Conditional VaR 모형을 사용한 포트폴리오 최적화에 관한 연구 : 평균-분산 모형과 비교

Abstract

Recently, Conditional Value-at-Risk(CVaR) is considered to be more coherent risk measure than VaR in that CVaR has properties of sub-additivity and convexity that VaR doesn t have. This paper empirically tests four-asset portfolio optimization with CVaR constraints and Mean-Variance(MV) constraints, then compares two models using subsampling method and bootstrapping simulation. The optimal risky portfolio maximizes the risk-adjusted return, which is the excess return divided by the standard deviation(in MV) or CVaR. As the result, when we compare four-asset(government bond, corporate bond, large capital stock and small capital stock) portfolios by CVaR and MV approach, the optimal risky portfolio shows asset weight difference.

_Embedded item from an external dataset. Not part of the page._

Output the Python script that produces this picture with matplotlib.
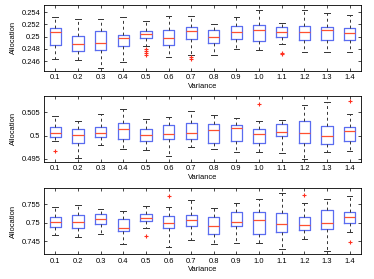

However, this asset weight difference shows no significant difference between MV and CVaR models in that the upper and lower 5% points of asset weight difference distribution contain 0 between them. CVaR can be the better alternative to MV and VaR as a standard risk measure, because CVaR satisfies all the factors to be coherent risk measure. However, we can not conclude that CVaR would be superior to MV if there were no significant difference in terms of the optimal risky asset weight as the result shows.